>> BEGIN RECORDS TO PROCESS

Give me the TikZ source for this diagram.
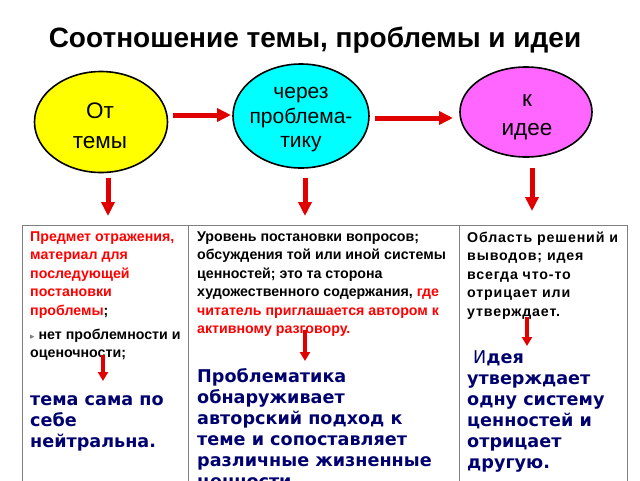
\documentclass[tikz,border=0pt]{standalone}
\usepackage{fontspec}
\setmainfont{Liberation Sans}
\newfontfamily\verd{DejaVu Sans}
\newfontfamily\widesans[LetterSpace=6]{Liberation Sans}
\usetikzlibrary{arrows.meta,shapes.geometric}
\definecolor{yel}{RGB}{255,255,0}
\definecolor{cya}{RGB}{0,255,255}
\definecolor{mag}{RGB}{255,102,255}
\definecolor{arr}{RGB}{224,0,0}
\definecolor{navy}{RGB}{0,0,110}
\definecolor{gridc}{RGB}{128,128,128}
\begin{document}
\begin{tikzpicture}[x=1pt,y=-1pt,
  bubble/.style={ellipse, draw=black, line width=1.6pt, inner sep=0pt},
  btext/.style={align=center, inner sep=0pt, font=\fontsize{22.5}{30}\selectfont},
  bigarrow/.style={draw=arr, line width=5pt, -{Triangle[length=14pt,width=13pt]}},
  smallarrow/.style={draw=arr, line width=3.5pt, -{Triangle[length=9pt,width=10pt]}},
  cell/.style={anchor=north west, inner sep=0pt, align=left, font=\bfseries\fontsize{14.2}{18.5}\selectfont},
  bluetext/.style={anchor=north west, inner sep=0pt, align=left, text=navy, font=\verd\bfseries\fontsize{17.6}{21}\selectfont},
  gridline/.style={draw=gridc, line width=1pt}]
\useasboundingbox (0,0) rectangle (640,480);
\clip (0,0) rectangle (640,480);
\fill[white] (0,0) rectangle (640,480);

\node[font=\bfseries\fontsize{28}{32}\selectfont, inner sep=0pt] (title) at (315,40) {Соотношение темы, проблемы и идеи};

\node[bubble, fill=yel, minimum width=133pt, minimum height=101pt] (yel) at (101,122) {};
\node[btext] (yelt) at (100,126) {От\\темы};
\node[bubble, fill=cya, minimum width=136pt, minimum height=104pt] (cya) at (301,116) {};
\node[btext, font=\fontsize{21}{24.5}\selectfont] (cyat) at (301,120) {через\\проблема-\\тику};
\node[bubble, fill=mag, minimum width=132pt, minimum height=90pt] (mag) at (526,112) {};
\node[btext, font=\fontsize{22.5}{29}\selectfont] (magt) at (527,117) {к\\идее};

\coordinate (h1s) at (173,115);
\coordinate (h1e) at (231,115);
\coordinate (h2s) at (375,118);
\coordinate (h2e) at (453,118);
\coordinate (v1s) at (108,178);
\coordinate (v1e) at (108,216);
\coordinate (v2s) at (305,178);
\coordinate (v2e) at (305,216);
\coordinate (v3s) at (532,168);
\coordinate (v3e) at (532,211);
\draw[bigarrow] (h1s) -- (h1e);
\draw[bigarrow] (h2s) -- (h2e);
\draw[bigarrow] (v1s) -- (v1e);
\draw[bigarrow] (v2s) -- (v2e);
\draw[bigarrow] (v3s) -- (v3e);

\draw[gridline] (22,225) rectangle (627,500);
\draw[gridline] (188,225) -- (188,500);
\draw[gridline] (459,225) -- (459,500);

\node[cell] (c1a) at (30,231.5) {\color{red}Предмет отражения,\\\color{red}материал для\\\color{red}последующей\\\color{red}постановки\\\color{red}проблемы\color{black};};
\node[cell] (c1b) at (30,328.5) {{\verd\mdseries\color{gridc}\fontsize{9}{9}\selectfont ▸} нет проблемности и\\оценочности;};
\node[bluetext] (c1c) at (30,395) {тема сама по\\себе\\нейтральна.};

\node[cell] (c2a) at (197,231.5) {Уровень постановки вопросов;\\обсуждения той или иной системы\\ценностей; это та сторона\\художественного содержания, \color{red}где\\\color{red}читатель приглашается автором к\\\color{red}активному разговору.};
\node[bluetext] (c2b) at (197,368.5) {Проблематика\\обнаруживает\\авторский подход к\\теме и сопоставляет\\различные жизненные\\ценности.};

\node[cell, font=\widesans\bfseries\fontsize{14.2}{18.5}\selectfont] (c3a) at (467,231.5) {Область решений и\\выводов; идея\\всегда что-то\\отрицает или\\утверждает.};
\node[bluetext] (c3b) at (467,350) {\hspace{6pt}{\mdseries И}дея\\утверждает\\одну систему\\ценностей и\\отрицает\\другую.};

\coordinate (s1s) at (103,355);
\coordinate (s1e) at (103,381);
\coordinate (s2s) at (305,330);
\coordinate (s2e) at (305,361);
\coordinate (s3s) at (527,317);
\coordinate (s3e) at (527,346);
\draw[smallarrow] (s1s) -- (s1e);
\draw[smallarrow] (s2s) -- (s2e);
\draw[smallarrow] (s3s) -- (s3e);
\end{tikzpicture}
\end{document}
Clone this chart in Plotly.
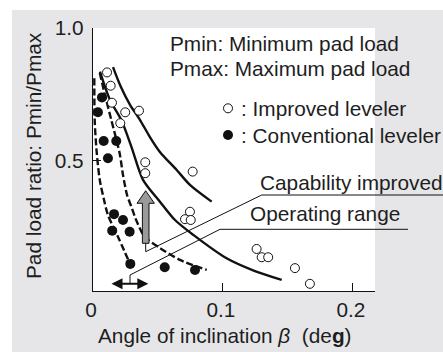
import plotly.graph_objects as go

# ---- data ----
# Improved leveler (open circles)
imp_x = [0.0108, 0.0136, 0.0146, 0.0248, 0.0354, 0.0210, 0.0402, 0.0402, 0.0767,
         0.0746, 0.0708, 0.0752, 0.1259, 0.1298, 0.1348, 0.1554, 0.1669]
imp_y = [0.833, 0.783, 0.719, 0.683, 0.689, 0.642, 0.495, 0.454, 0.460,
         0.309, 0.281, 0.278, 0.169, 0.138, 0.138, 0.097, 0.038]

# Conventional leveler (filled circles)
conv_x = [0.0069, 0.0038, 0.0082, 0.0179, 0.0115, 0.0162, 0.0231, 0.0148, 0.0282,
          0.0287, 0.0552, 0.0785]
conv_y = [0.739, 0.683, 0.575, 0.575, 0.510, 0.300, 0.278, 0.238, 0.234,
          0.113, 0.100, 0.090]

# Operating-range boundary curves, improved leveler (solid)
imp_up_x = [0.0154, 0.0215, 0.0285, 0.0362, 0.0438, 0.0515, 0.0644, 0.0746, 0.0913]
imp_up_y = [0.853, 0.778, 0.711, 0.654, 0.590, 0.534, 0.466, 0.410, 0.347]
imp_lo_x = [0.0054, 0.0131, 0.0218, 0.0295, 0.0385, 0.0515, 0.0631, 0.0772, 0.1028, 0.1246, 0.1452]
imp_lo_y = [0.836, 0.729, 0.654, 0.554, 0.429, 0.347, 0.278, 0.222, 0.134, 0.086, 0.053]

# Operating-range boundary curves, conventional leveler (dashed)
conv_out_x = [0.0010, 0.0013, 0.0027, 0.0052, 0.0085, 0.0115, 0.0192, 0.0238, 0.0285]
conv_out_y = [0.811, 0.654, 0.541, 0.429, 0.353, 0.297, 0.215, 0.165, 0.113]
conv_in_x = [0.0052, 0.0092, 0.0141, 0.0205, 0.0231, 0.0262, 0.0295, 0.0338, 0.0398,
             0.0515, 0.0669, 0.0875]
conv_in_y = [0.831, 0.748, 0.654, 0.529, 0.447, 0.372, 0.328, 0.271, 0.215,
             0.173, 0.128, 0.090]

x_tickvals = [0, 0.1, 0.2]
x_ticktext = ["0", "0.1", "0.2"]
y_tickvals = [0.5, 1.0]
y_ticktext = ["0.5", "1.0"]

# ---- styling ----
FONT = "Liberation Sans, Arial, Helvetica, sans-serif"
FS = 20.8
TXT = "#1e1e1e"
BG = "#e6e6e8"
LINE = "#111111"

fig = go.Figure()

for xs, ys, dash in [(imp_up_x, imp_up_y, "solid"), (imp_lo_x, imp_lo_y, "solid"),
                     (conv_out_x, conv_out_y, "7px,3px"), (conv_in_x, conv_in_y, "7px,3px")]:
    fig.add_trace(go.Scatter(x=xs, y=ys, mode="lines", line=dict(color=LINE, width=2.4, dash=dash,
                                                                 shape="spline", smoothing=0.8),
                             showlegend=False, hoverinfo="skip"))

fig.add_trace(go.Scatter(x=imp_x, y=imp_y, mode="markers",
                         marker=dict(symbol="circle", size=9, color="white",
                                     line=dict(color=LINE, width=1)),
                         showlegend=False))
fig.add_trace(go.Scatter(x=conv_x, y=conv_y, mode="markers",
                         marker=dict(symbol="circle", size=10, color=LINE,
                                     line=dict(color=LINE, width=0)),
                         showlegend=False))

# pixel -> paper helpers (plot area: x 93..375, y 28..291)
def px(x):
    return (x - 93) / 282.0

def py(y):
    return (291 - y) / 263.0

shapes = []
# white frame strips above/left of the grey panel
shapes.append(dict(type="rect", xref="paper", yref="paper", x0=px(-5), x1=px(448), y0=py(10), y1=py(-5),
                   fillcolor="white", line=dict(width=0), layer="below"))
shapes.append(dict(type="rect", xref="paper", yref="paper", x0=px(-5), x1=px(12), y0=py(357), y1=py(-5),
                   fillcolor="white", line=dict(width=0), layer="below"))

# grey "capability improved" arrow
cx = px(145.7)
sw = 3.3 / 282
hw = 8.7 / 282
yb, yh, yt = py(243.3), py(203.3), py(190.7)
path = (f"M {cx-sw},{yb} L {cx-sw},{yh} L {cx-hw},{yh} L {cx},{yt} "
        f"L {cx+hw},{yh} L {cx+sw},{yh} L {cx+sw},{yb} Z")
shapes.append(dict(type="path", xref="paper", yref="paper", path=path,
                   fillcolor="#9a9a9a", line=dict(color=LINE, width=1)))

# leader lines
def seg(x0, y0, x1, y1):
    return dict(type="line", xref="paper", yref="paper", x0=px(x0), y0=py(y0), x1=px(x1), y1=py(y1),
                line=dict(color=LINE, width=1))

shapes += [seg(145.7, 243.3, 145.7, 251.7), seg(145.7, 251.7, 261.7, 195), seg(261.7, 195, 443, 195),
           seg(130, 283.5, 130, 275), seg(130, 275, 220, 229.3), seg(220, 229.3, 408, 229.3)]

# legend glyphs
shapes.append(dict(type="circle", xref="paper", yref="paper", x0=px(223.5), x1=px(232.5),
                   y0=py(103.8), y1=py(112.8), fillcolor="white", line=dict(color=LINE, width=1)))
shapes.append(dict(type="circle", xref="paper", yref="paper", x0=px(223), x1=px(233),
                   y0=py(130), y1=py(140), fillcolor=LINE, line=dict(color=LINE, width=0)))

ann = []
def text(t, x, y, xanchor="left", **kw):
    d = dict(text=t, xref="paper", yref="paper", x=px(x), y=py(y), xanchor=xanchor, yanchor="middle",
             showarrow=False, font=dict(family=FONT, size=FS, color=TXT))
    d.update(kw)
    ann.append(d)

text("Pmin: Minimum pad load", 168, 43.3)
text("Pmax: Maximum pad load", 168, 68.3)
text(": Improved leveler", 239, 108.3)
text(": Conventional leveler", 239, 135)
text("Capability improved", 258, 182)
text("Operating range", 248, 213)
text("Angle of inclination <i>β</i>  (de<b>g</b>)", 225, 335, xanchor="center")
text("Pad load ratio: Pmin/Pmax", 33, 156, xanchor="center", textangle=-90)

# double-headed arrow for operating range
ann.append(dict(xref="paper", yref="paper", axref="pixel", ayref="pixel",
                x=px(148.3), y=py(283.7), ax=-38.3, ay=0, text="",
                showarrow=True, arrowhead=2, arrowside="end+start", arrowsize=1.1,
                arrowwidth=2, arrowcolor=LINE))

fig.update_layout(
    width=443, height=352,
    margin=dict(l=93, r=68, t=28, b=61),
    paper_bgcolor=BG, plot_bgcolor="white",
    font=dict(family=FONT, size=FS, color=TXT),
    shapes=shapes, annotations=ann, showlegend=False,
    xaxis=dict(range=[0, 0.217], tickvals=x_tickvals, ticktext=x_ticktext,
               showgrid=False, zeroline=False, showline=True, linecolor=LINE, linewidth=1.3,
               ticks="inside", ticklen=8, tickcolor=LINE, tickwidth=1,
               tickfont=dict(family=FONT, size=FS, color=TXT), ticklabelshift=-2),
    yaxis=dict(range=[0.011, 1.0], tickvals=y_tickvals, ticktext=y_ticktext,
               showgrid=False, zeroline=False, showline=True, linecolor=LINE, linewidth=1.3,
               ticks="inside", ticklen=8, tickcolor=LINE, tickwidth=1,
               tickfont=dict(family=FONT, size=FS, color=TXT), ticklabelstandoff=4),
)

fig.write_html("out.html")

>> END RECORDS TO PROCESS

Extract each line from the listing that holds the word "this".

Give me the TikZ source for this diagram.
Clone this chart in Plotly.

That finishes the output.